Washington -- The number of foreign fighters traveling to join ISIS's ranks is increasing at an alarming rate, a top U.S. counterterrorism official is warning.
Nicholas Rasmussen, director of the National Counterterrorism Center, said more than 20,000 fighters, from more than 90 countries, have traveled to the ISIS battlefield, according to testimony CNN obtained in advance of a House Homeland Security Committee hearing scheduled for Wednesday.
"The rate of foreign fighter travel to Syria is unprecedented," Rasmussen said in the testimony. "It exceeds the rate of travelers who went to Afghanistan and Pakistan, Iraq, Yemen or Somalia at any point in the last 20 years."
Of those fighters, an estimated 3,400 are assessed to come from western countries, including more than 150 from the United States, officials say.
Rasmussen is set to appear alongside Francis X. Taylor, under secretary for the Office of Intelligence and Analysis at the Department of Homeland Security, and FBI counterterrorism assistant director Michael Steinbach, at the hearing on efforts to combat violent extremism.
ISIS's prolific exploitation of social media plays a prominent role in its ability to recruit fighters from around the world, Rasmussen said.

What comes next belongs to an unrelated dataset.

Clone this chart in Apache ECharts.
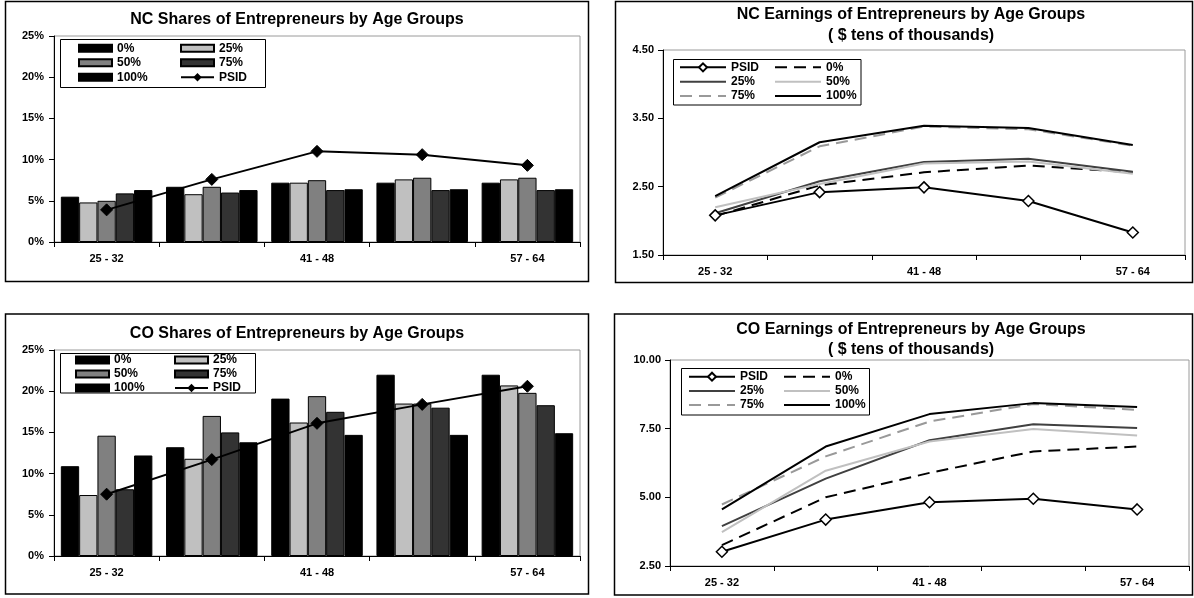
<!DOCTYPE html>
<html>
<head>
<meta charset="utf-8">
<title>Entrepreneurs by Age Groups</title>
<script src="https://cdn.jsdelivr.net/npm/echarts@6/dist/echarts.min.js"></script>
<style>
  html, body { margin: 0; padding: 0; background: #fff; }
  .panel { position: absolute; }
</style>
</head>
<body>
<div id="ncShares" class="panel" style="left:0;top:0;width:597px;height:298px"></div>
<div id="ncEarnings" class="panel" style="left:597px;top:0;width:597px;height:298px"></div>
<div id="coShares" class="panel" style="left:0;top:298px;width:597px;height:300px"></div>
<div id="coEarnings" class="panel" style="left:597px;top:298px;width:597px;height:300px"></div>
<script>
// ---- data -------------------------------------------------------------
const ageGroups = ['25 - 32', '33 - 40', '41 - 48', '49 - 56', '57 - 64'];
const scenarioNames = ['0%', '25%', '50%', '75%', '100%'];
const psidName = 'PSID';

// NC: share of entrepreneurs (%)
const ncShare0   = [5.5, 6.7, 7.2, 7.2, 7.2];
const ncShare25  = [4.8, 5.8, 7.2, 7.6, 7.6];
const ncShare50  = [5.0, 6.7, 7.5, 7.8, 7.8];
const ncShare75  = [5.9, 6.0, 6.3, 6.3, 6.3];
const ncShare100 = [6.3, 6.3, 6.4, 6.4, 6.4];
const ncSharePsid = [3.9, 7.6, 11.0, 10.6, 9.3];

// CO: share of entrepreneurs (%)
const coShare0   = [10.9, 13.2, 19.1, 22.0, 22.0];
const coShare25  = [7.4, 11.8, 16.2, 18.5, 20.7];
const coShare50  = [14.6, 17.0, 19.4, 18.5, 19.8];
const coShare75  = [8.1, 15.0, 17.5, 18.0, 18.3];
const coShare100 = [12.2, 13.8, 14.7, 14.7, 14.9];
const coSharePsid = [7.5, 11.7, 16.1, 18.4, 20.6];

// NC: earnings of entrepreneurs ($ tens of thousands)
const ncEarnPsid = [2.08, 2.42, 2.49, 2.29, 1.83];
const ncEarn0    = [2.07, 2.52, 2.71, 2.81, 2.71];
const ncEarn25   = [2.11, 2.58, 2.86, 2.91, 2.72];
const ncEarn50   = [2.20, 2.54, 2.84, 2.87, 2.69];
const ncEarn75   = [2.34, 3.09, 3.38, 3.34, 3.10];
const ncEarn100  = [2.36, 3.15, 3.39, 3.36, 3.11];

// CO: earnings of entrepreneurs ($ tens of thousands)
const coEarnPsid = [3.02, 4.19, 4.82, 4.95, 4.56];
const coEarn0    = [3.26, 5.00, 5.89, 6.67, 6.85];
const coEarn25   = [3.95, 5.68, 7.08, 7.66, 7.52];
const coEarn50   = [3.73, 5.97, 7.03, 7.49, 7.25];
const coEarn75   = [4.74, 6.49, 7.76, 8.40, 8.18];
const coEarn100  = [4.56, 6.85, 8.03, 8.43, 8.29];

// ---- styling ----------------------------------------------------------
const FONT = "'Liberation Sans', Arial, Helvetica, sans-serif";
const barFills = ['#000000', '#c0c0c0', '#808080', '#333333', '#000000'];
const lineLooks = [
  { color: '#000000', type: [12, 7] },
  { color: '#404040', type: 'solid' },
  { color: '#c0c0c0', type: 'solid' },
  { color: '#999999', type: [12, 7] },
  { color: '#000000', type: 'solid' }
];

const tickFont = { fontFamily: FONT, fontSize: 11, fontWeight: 'bold', color: '#000' };

function rectEl(x, y, w, h, lw) {
  return {
    type: 'rect', silent: true, z: 0,
    shape: { x: x, y: y, width: w, height: h },
    style: { fill: 'none', stroke: '#000', lineWidth: lw }
  };
}

function titleOpt(text, cx, top, lh) {
  return {
    text: text, left: cx, top: top, padding: 0, textAlign: 'center',
    textStyle: { fontFamily: FONT, fontSize: 16, fontWeight: 'bold', color: '#000', lineHeight: lh }
  };
}

function categoryAxis() {
  return {
    type: 'category', data: ageGroups, boundaryGap: true,
    axisLine: { show: true, lineStyle: { color: '#000', width: 1 } },
    axisTick: { show: true, interval: 0, length: 5, lineStyle: { color: '#000' } },
    axisLabel: Object.assign({ interval: 1, margin: 11 }, tickFont),
    splitLine: { show: false }
  };
}

function valueAxis(min, max, step, fmt, margin) {
  return {
    type: 'value', min: min, max: max, interval: step,
    axisLine: { show: true, lineStyle: { color: '#000', width: 1 } },
    axisTick: { show: true, length: 5, lineStyle: { color: '#000' } },
    axisLabel: Object.assign({ formatter: fmt, margin: margin }, tickFont),
    splitLine: { show: false }
  };
}

function gridOpt(g) {
  return {
    left: g.left, top: g.top, width: g.width, height: g.height,
    show: true, borderColor: '#9a9a9a', borderWidth: 1, backgroundColor: 'transparent',
    containLabel: false, outerBoundsMode: 'none'
  };
}

// Bar panel: five scenarios as bars, PSID as a line with filled diamonds
function drawShares(id, cfg, values, psid) {
  const chart = echarts.init(document.getElementById(id));
  const series = scenarioNames.map(function (name, i) {
    return {
      type: 'bar', name: name, data: values[i],
      barGap: '0%', barCategoryGap: '13%',
      itemStyle: { color: barFills[i], borderColor: '#000', borderWidth: 1 }
    };
  });
  series.push({
    type: 'line', name: psidName, data: psid, z: 5,
    symbol: 'diamond', symbolSize: 12,
    lineStyle: { color: '#000', width: 2 },
    itemStyle: { color: '#000', borderColor: '#000', borderWidth: 1 }
  });
  chart.setOption({
    animation: false,
    textStyle: { fontFamily: FONT },
    title: titleOpt(cfg.title, cfg.titleX, cfg.titleTop, 20),
    graphic: [
      rectEl(cfg.frame[0], cfg.frame[1], cfg.frame[2], cfg.frame[3], 1.5),
      rectEl(cfg.box[0], cfg.box[1], cfg.box[2], cfg.box[3], 1)
    ],
    grid: gridOpt(cfg.grid),
    legend: {
      left: cfg.legend.left, top: cfg.legend.top, padding: 0, width: cfg.legend.width,
      orient: 'horizontal', selectedMode: false,
      itemWidth: 33, itemHeight: 7, itemGap: 2,
      textStyle: { fontFamily: FONT, fontSize: 12, fontWeight: 'bold', color: '#000',
                   width: cfg.legend.textWidth, lineHeight: cfg.legend.lineHeight },
      data: scenarioNames.map(function (n) { return { name: n, icon: 'rect' }; })
              .concat([{ name: psidName }])
    },
    xAxis: categoryAxis(),
    yAxis: valueAxis(0, 25, 5, '{value}%', 10),
    series: series
  });
}

// Line panel: PSID with hollow diamonds, five scenario lines
function drawEarnings(id, cfg, psid, values) {
  const chart = echarts.init(document.getElementById(id));
  const series = [{
    type: 'line', name: psidName, data: psid,
    symbol: 'diamond', symbolSize: 11,
    lineStyle: { color: '#000', width: 2 },
    itemStyle: { color: '#fff', borderColor: '#000', borderWidth: 1.5 }
  }];
  scenarioNames.forEach(function (name, i) {
    series.push({
      type: 'line', name: name, data: values[i],
      symbol: 'none',
      lineStyle: { color: lineLooks[i].color, type: lineLooks[i].type, width: 2 },
      itemStyle: { color: lineLooks[i].color }
    });
  });
  chart.setOption({
    animation: false,
    textStyle: { fontFamily: FONT },
    title: titleOpt(cfg.title, cfg.titleX, cfg.titleTop, cfg.titleLH),
    graphic: [
      rectEl(cfg.frame[0], cfg.frame[1], cfg.frame[2], cfg.frame[3], 1.5),
      rectEl(cfg.box[0], cfg.box[1], cfg.box[2], cfg.box[3], 1)
    ],
    grid: gridOpt(cfg.grid),
    legend: {
      left: cfg.legend.left, top: cfg.legend.top, padding: 0, width: 190,
      orient: 'horizontal', selectedMode: false,
      itemWidth: 46, itemHeight: 10, itemGap: 2,
      textStyle: { fontFamily: FONT, fontSize: 12, fontWeight: 'bold', color: '#000',
                   width: 41, lineHeight: cfg.legend.lineHeight },
      data: [{ name: psidName }].concat(scenarioNames.map(function (n) {
        return { name: n, itemStyle: { opacity: 0 } };
      }))
    },
    xAxis: categoryAxis(),
    yAxis: valueAxis(cfg.yMin, cfg.yMax, cfg.yStep, function (v) { return v.toFixed(2); }, 9),
    series: series
  });
}

drawShares('ncShares', {
  title: 'NC Shares of Entrepreneurs by Age Groups', titleX: 297, titleTop: 10,
  frame: [5.5, 1.5, 583, 280],
  box: [60.5, 39.5, 205, 48],
  grid: { left: 54, top: 36, width: 526, height: 206 },
  legend: { left: 78, top: 42, width: 205, textWidth: 61, lineHeight: 12.5 }
}, [ncShare0, ncShare25, ncShare50, ncShare75, ncShare100], ncSharePsid);

drawShares('coShares', {
  title: 'CO Shares of Entrepreneurs by Age Groups', titleX: 297, titleTop: 26,
  frame: [5.5, 16, 583, 280],
  box: [60.5, 55.5, 195, 39.5],
  grid: { left: 54, top: 52, width: 526, height: 206 },
  legend: { left: 75, top: 56, width: 200, textWidth: 58, lineHeight: 11.8 }
}, [coShare0, coShare25, coShare50, coShare75, coShare100], coSharePsid);

drawEarnings('ncEarnings', {
  title: 'NC Earnings of Entrepreneurs by Age Groups\n( $ tens of thousands)',
  titleX: 314, titleTop: 4.5, titleLH: 21,
  frame: [18.5, 1.5, 577, 281],
  box: [76.5, 59.5, 187.5, 45.5],
  grid: { left: 66, top: 50, width: 522, height: 205 },
  legend: { left: 82, top: 61.2, lineHeight: 12.3 },
  yMin: 1.5, yMax: 4.5, yStep: 1
}, ncEarnPsid, [ncEarn0, ncEarn25, ncEarn50, ncEarn75, ncEarn100]);

drawEarnings('coEarnings', {
  title: 'CO Earnings of Entrepreneurs by Age Groups\n( $ tens of thousands)',
  titleX: 314, titleTop: 22, titleLH: 20,
  frame: [17.5, 16, 578, 281],
  box: [84.5, 70.5, 188, 46.5],
  grid: { left: 73, top: 62, width: 519, height: 206 },
  legend: { left: 91, top: 72.6, lineHeight: 12.2 },
  yMin: 2.5, yMax: 10, yStep: 2.5
}, coEarnPsid, [coEarn0, coEarn25, coEarn50, coEarn75, coEarn100]);
</script>
</body>
</html>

The group "has proven far more adept than core al Qaeda -- or any of al Qaeda's affiliates -- at using new media tools to reach a broader audience," he said.
While the three officials maintain there is no specific or credible imminent threat the U.S. homeland, Taylor highlighted recent terrorist attacks in Paris, Sydney and Ottawa as a testament that attacks are moving beyond the borders of Iraq and Syria, and lessons gained on the battlefield could be put to use elsewhere.
"Their experience and successes on the battlefields in Syria and Iraq have armed this group with advanced capabilities that most terrorist groups do not have," Taylor said in his prepared statement.
With the United States and its allies looking for ways to staunch the flow of fighters to and from the battlefield, officials say stronger counterterrorism laws are needed.
As fighters have exploited different modes of transportation from land, sea and air, Rasmussen cites Turkey's visa-free travel arrangements with more than 69 governments that allow for the passage of fighters to move through Turkey's domestic airports, while fighters from the Caucauses are able to move across multiple borders in hopes of crossing the Turkish-Syrian border.
While Turkey has recently added efforts to deny entry to potential foreign fighters, Rasmussen says "significant work remains" in the effort to prevent foreign fighters to cross borders either to or from the battlefield.
Rep. Michael McCaul, R-Texas, the chairman of the House Homeland Security Committee, also expressed alarm in his anticipated opening statement, about small-scale radicalization in the United States that may be hard to detect. The most glaring example is the 2013 Boston Marathon bombing, but there have been other so-called 'lone-wolf' attacks that were successfully thwarted in recent times.
"I wrote to the President recently as part of my ongoing investigation and raised concerns that we have no lead agency in charge of countering domestic radicalization and no line item for it in the budgets of key departments and agencies," McCaul said in his prepared opening statement. "I am also concerned that the few programs we do have in place are far too small to confront a challenge that has grown so quickly."